## Exercise objective
Set down the material below word for word, excluding the pictures.

## Supplied material
———

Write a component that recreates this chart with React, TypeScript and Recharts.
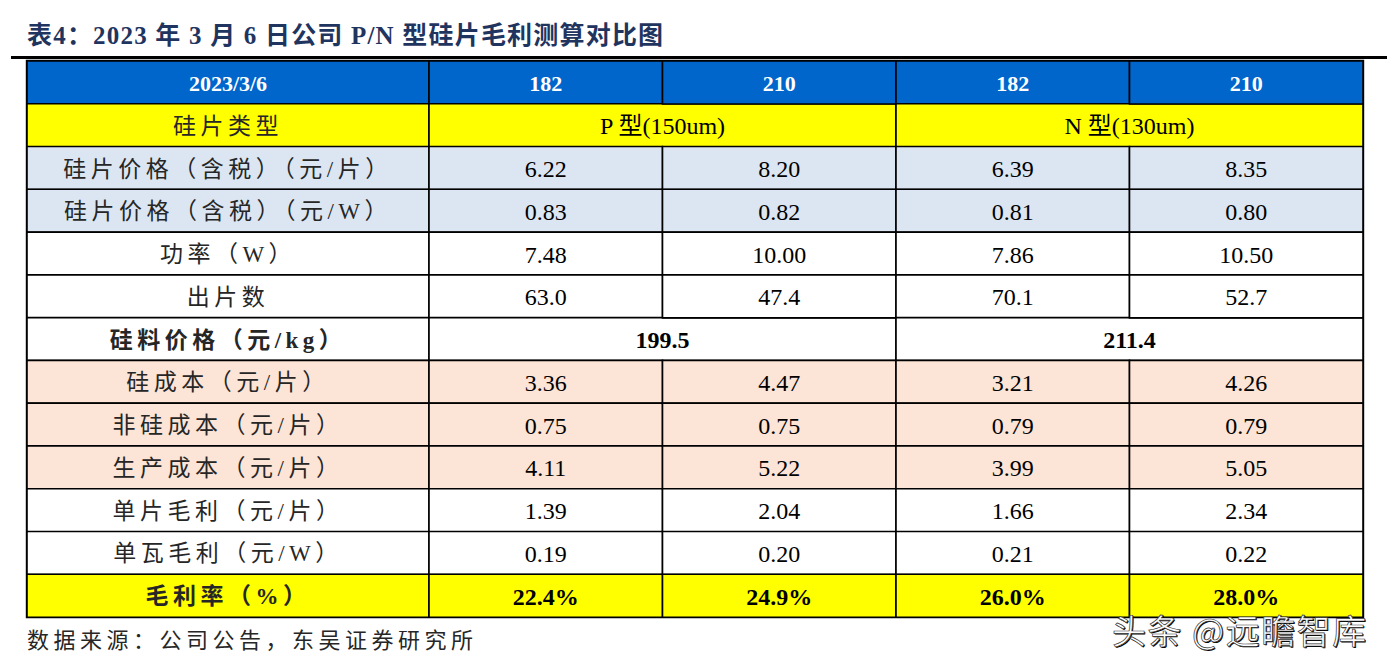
import { BarChart, Bar, XAxis, YAxis, Cell, LabelList, ReferenceArea } from "recharts";

// table text
const rowLabels = [
  "2023/3/6",
  "硅片类型",
  "硅片价格（含税）（元/片）",
  "硅片价格（含税）（元/W）",
  "功率（W）",
  "出片数",
  "硅料价格（元/kg）",
  "硅成本（元/片）",
  "非硅成本（元/片）",
  "生产成本（元/片）",
  "单片毛利（元/片）",
  "单瓦毛利（元/W）",
  "毛利率（%）",
];
const waferSizes = ["182", "210", "182", "210"];
const waferTypes = ["P 型(150um)", "N 型(130um)"];
const polyPrices = ["199.5", "211.4"];
const pType182 = ["6.22", "0.83", "7.48", "63.0", "3.36", "0.75", "4.11", "1.39", "0.19", "22.4%"];
const pType210 = ["8.20", "0.82", "10.00", "47.4", "4.47", "0.75", "5.22", "2.04", "0.20", "24.9%"];
const nType182 = ["6.39", "0.81", "7.86", "70.1", "3.21", "0.79", "3.99", "1.66", "0.21", "26.0%"];
const nType210 = ["8.35", "0.80", "10.50", "52.7", "4.26", "0.79", "5.05", "2.34", "0.22", "28.0%"];

// layout / style
const W = 1387;
const H = 667;
const TOP = 61;
const BOTTOM = 50;
const COL_W = [402, 233.5, 233.5, 233.5, 233.5];
const TOTAL = COL_W.reduce((a, b) => a + b, 0);
const ROW_H = (H - TOP - BOTTOM) / rowLabels.length;
const ROW_FILL = [
  "#0066CC", "#FFFF00", "#DCE6F2", "#DCE6F2", "#FFFFFF", "#FFFFFF", "#FFFFFF",
  "#FCE4D6", "#FCE4D6", "#FCE4D6", "#FFFFFF", "#FFFFFF", "#FFFF00",
];
const BOLD_ROWS = [0, 6, 12];
const SERIF = "'Liberation Serif', 'Times New Roman', 'Noto Sans CJK SC', serif";
const CJK = "'Liberation Serif', 'Noto Sans CJK SC', sans-serif";

const valueCols = [pType182, pType210, nType182, nType210];

const rows = rowLabels.map((label, i) => {
  const r: any = { key: label, t0: label, w0: COL_W[0] };
  if (i === 0) {
    waferSizes.forEach((s, c) => {
      r["w" + (c + 1)] = COL_W[c + 1];
      r["t" + (c + 1)] = s;
    });
  } else if (i === 1 || i === 6) {
    // merged cells
    const src = i === 1 ? waferTypes : polyPrices;
    r.w1 = COL_W[1] + COL_W[2];
    r.w2 = 0;
    r.w3 = COL_W[3] + COL_W[4];
    r.w4 = 0;
    r.t1 = src[0];
    r.t2 = "";
    r.t3 = src[1];
    r.t4 = "";
  } else {
    const k = i < 6 ? i - 2 : i - 3;
    valueCols.forEach((col, c) => {
      r["w" + (c + 1)] = COL_W[c + 1];
      r["t" + (c + 1)] = col[k];
    });
  }
  return r;
});

const cellText = (col: number) => (props: any) => {
  const { value } = props;
  const vb = props.viewBox || props;
  const x = props.x ?? vb.x;
  const y = props.y ?? vb.y;
  const width = props.width ?? vb.width;
  const height = props.height ?? vb.height;
  if (!value || !width) return null;
  // zero-width merged cells are skipped by the bar, so find the row from its band
  const row = Math.round((y - TOP) / ROW_H);
  const bold = BOLD_ROWS.includes(row);
  const isHeader = row === 0;
  const isLabel = col === 0 && row > 0;
  return (
    <text
      x={x + width / 2}
      y={y + height / 2 + 1}
      textAnchor="middle"
      dominantBaseline="central"
      fill={isHeader ? "#FFFFFF" : isLabel ? "#262626" : "#000"}
      fontFamily={isLabel ? CJK : SERIF}
      fontWeight={bold ? "bold" : "normal"}
      fontSize={isHeader ? 22 : isLabel ? 23 : 24}
      letterSpacing={isLabel ? 4.5 : 0}
    >
      {value}
    </text>
  );
};

export default function App() {
  return (
    <div style={{ position: "absolute", top: 0, left: 0, width: W, height: H, background: "#fff" }}>
      <div
        style={{
          position: "absolute",
          left: 27,
          top: 15,
          fontFamily: SERIF,
          fontWeight: "bold",
          fontSize: 25,
          letterSpacing: 1.2,
          color: "#1F3560",
          whiteSpace: "nowrap",
        }}
      >
        表4：2023 年 3 月 6 日公司 P/N 型硅片毛利测算对比图
      </div>
      <div style={{ position: "absolute", left: 11, right: 0, top: 56, height: 3, background: "#000" }} />
      <BarChart
        width={W}
        height={H}
        data={rows}
        layout="vertical"
        margin={{ top: TOP, right: W - 27 - TOTAL, bottom: BOTTOM, left: 27 }}
        barCategoryGap={0}
        barGap={0}
      >
        <XAxis type="number" domain={[0, TOTAL]} allowDataOverflow hide />
        <YAxis type="category" dataKey="key" hide />
        {[0, 1, 2, 3, 4].map((c) => (
          <Bar key={c} dataKey={"w" + c} stackId="t" isAnimationActive={false}>
            {rows.map((_, i) => (
              <Cell key={i} fill={ROW_FILL[i]} stroke="#000" strokeWidth={1.6} />
            ))}
            <LabelList dataKey={"t" + c} content={cellText(c)} />
          </Bar>
        ))}
        <ReferenceArea x1={0} x2={TOTAL} fill="none" stroke="#000" strokeWidth={2.4} ifOverflow="visible" />
      </BarChart>
      <div
        style={{
          position: "absolute",
          left: 27,
          top: 622,
          fontFamily: CJK,
          fontSize: 22,
          letterSpacing: 4.5,
          color: "#262626",
          whiteSpace: "nowrap",
        }}
      >
        数据来源：公司公告，东吴证券研究所
      </div>
      <div
        style={{
          position: "absolute",
          left: 1112,
          top: 613,
          fontFamily: "'Noto Sans CJK SC', sans-serif",
          fontSize: 34,
          lineHeight: 1,
          letterSpacing: 1.5,
          color: "#FFFFFF",
          WebkitTextStroke: "0.7px #333",
          textShadow: "1px 1px 0 #000",
          whiteSpace: "nowrap",
        }}
      >
        头条 @远瞻智库
      </div>
    </div>
  );
}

———

## Expected answer
Write a component that recreates this chart with React, TypeScript and Recharts.
import { BarChart, Bar, XAxis, YAxis, Cell, LabelList, ReferenceArea } from "recharts";

// table text
const rowLabels = [
  "2023/3/6",
  "硅片类型",
  "硅片价格（含税）（元/片）",
  "硅片价格（含税）（元/W）",
  "功率（W）",
  "出片数",
  "硅料价格（元/kg）",
  "硅成本（元/片）",
  "非硅成本（元/片）",
  "生产成本（元/片）",
  "单片毛利（元/片）",
  "单瓦毛利（元/W）",
  "毛利率（%）",
];
const waferSizes = ["182", "210", "182", "210"];
const waferTypes = ["P 型(150um)", "N 型(130um)"];
const polyPrices = ["199.5", "211.4"];
const pType182 = ["6.22", "0.83", "7.48", "63.0", "3.36", "0.75", "4.11", "1.39", "0.19", "22.4%"];
const pType210 = ["8.20", "0.82", "10.00", "47.4", "4.47", "0.75", "5.22", "2.04", "0.20", "24.9%"];
const nType182 = ["6.39", "0.81", "7.86", "70.1", "3.21", "0.79", "3.99", "1.66", "0.21", "26.0%"];
const nType210 = ["8.35", "0.80", "10.50", "52.7", "4.26", "0.79", "5.05", "2.34", "0.22", "28.0%"];

// layout / style
const W = 1387;
const H = 667;
const TOP = 61;
const BOTTOM = 50;
const COL_W = [402, 233.5, 233.5, 233.5, 233.5];
const TOTAL = COL_W.reduce((a, b) => a + b, 0);
const ROW_H = (H - TOP - BOTTOM) / rowLabels.length;
const ROW_FILL = [
  "#0066CC", "#FFFF00", "#DCE6F2", "#DCE6F2", "#FFFFFF", "#FFFFFF", "#FFFFFF",
  "#FCE4D6", "#FCE4D6", "#FCE4D6", "#FFFFFF", "#FFFFFF", "#FFFF00",
];
const BOLD_ROWS = [0, 6, 12];
const SERIF = "'Liberation Serif', 'Times New Roman', 'Noto Sans CJK SC', serif";
const CJK = "'Liberation Serif', 'Noto Sans CJK SC', sans-serif";

const valueCols = [pType182, pType210, nType182, nType210];

const rows = rowLabels.map((label, i) => {
  const r: any = { key: label, t0: label, w0: COL_W[0] };
  if (i === 0) {
    waferSizes.forEach((s, c) => {
      r["w" + (c + 1)] = COL_W[c + 1];
      r["t" + (c + 1)] = s;
    });
  } else if (i === 1 || i === 6) {
    // merged cells
    const src = i === 1 ? waferTypes : polyPrices;
    r.w1 = COL_W[1] + COL_W[2];
    r.w2 = 0;
    r.w3 = COL_W[3] + COL_W[4];
    r.w4 = 0;
    r.t1 = src[0];
    r.t2 = "";
    r.t3 = src[1];
    r.t4 = "";
  } else {
    const k = i < 6 ? i - 2 : i - 3;
    valueCols.forEach((col, c) => {
      r["w" + (c + 1)] = COL_W[c + 1];
      r["t" + (c + 1)] = col[k];
    });
  }
  return r;
});

const cellText = (col: number) => (props: any) => {
  const { value } = props;
  const vb = props.viewBox || props;
  const x = props.x ?? vb.x;
  const y = props.y ?? vb.y;
  const width = props.width ?? vb.width;
  const height = props.height ?? vb.height;
  if (!value || !width) return null;
  // zero-width merged cells are skipped by the bar, so find the row from its band
  const row = Math.round((y - TOP) / ROW_H);
  const bold = BOLD_ROWS.includes(row);
  const isHeader = row === 0;
  const isLabel = col === 0 && row > 0;
  return (
    <text
      x={x + width / 2}
      y={y + height / 2 + 1}
      textAnchor="middle"
      dominantBaseline="central"
      fill={isHeader ? "#FFFFFF" : isLabel ? "#262626" : "#000"}
      fontFamily={isLabel ? CJK : SERIF}
      fontWeight={bold ? "bold" : "normal"}
      fontSize={isHeader ? 22 : isLabel ? 23 : 24}
      letterSpacing={isLabel ? 4.5 : 0}
    >
      {value}
    </text>
  );
};

export default function App() {
  return (
    <div style={{ position: "absolute", top: 0, left: 0, width: W, height: H, background: "#fff" }}>
      <div
        style={{
          position: "absolute",
          left: 27,
          top: 15,
          fontFamily: SERIF,
          fontWeight: "bold",
          fontSize: 25,
          letterSpacing: 1.2,
          color: "#1F3560",
          whiteSpace: "nowrap",
        }}
      >
        表4：2023 年 3 月 6 日公司 P/N 型硅片毛利测算对比图
      </div>
      <div style={{ position: "absolute", left: 11, right: 0, top: 56, height: 3, background: "#000" }} />
      <BarChart
        width={W}
        height={H}
        data={rows}
        layout="vertical"
        margin={{ top: TOP, right: W - 27 - TOTAL, bottom: BOTTOM, left: 27 }}
        barCategoryGap={0}
        barGap={0}
      >
        <XAxis type="number" domain={[0, TOTAL]} allowDataOverflow hide />
        <YAxis type="category" dataKey="key" hide />
        {[0, 1, 2, 3, 4].map((c) => (
          <Bar key={c} dataKey={"w" + c} stackId="t" isAnimationActive={false}>
            {rows.map((_, i) => (
              <Cell key={i} fill={ROW_FILL[i]} stroke="#000" strokeWidth={1.6} />
            ))}
            <LabelList dataKey={"t" + c} content={cellText(c)} />
          </Bar>
        ))}
        <ReferenceArea x1={0} x2={TOTAL} fill="none" stroke="#000" strokeWidth={2.4} ifOverflow="visible" />
      </BarChart>
      <div
        style={{
          position: "absolute",
          left: 27,
          top: 622,
          fontFamily: CJK,
          fontSize: 22,
          letterSpacing: 4.5,
          color: "#262626",
          whiteSpace: "nowrap",
        }}
      >
        数据来源：公司公告，东吴证券研究所
      </div>
      <div
        style={{
          position: "absolute",
          left: 1112,
          top: 613,
          fontFamily: "'Noto Sans CJK SC', sans-serif",
          fontSize: 34,
          lineHeight: 1,
          letterSpacing: 1.5,
          color: "#FFFFFF",
          WebkitTextStroke: "0.7px #333",
          textShadow: "1px 1px 0 #000",
          whiteSpace: "nowrap",
        }}
      >
        头条 @远瞻智库
      </div>
    </div>
  );
}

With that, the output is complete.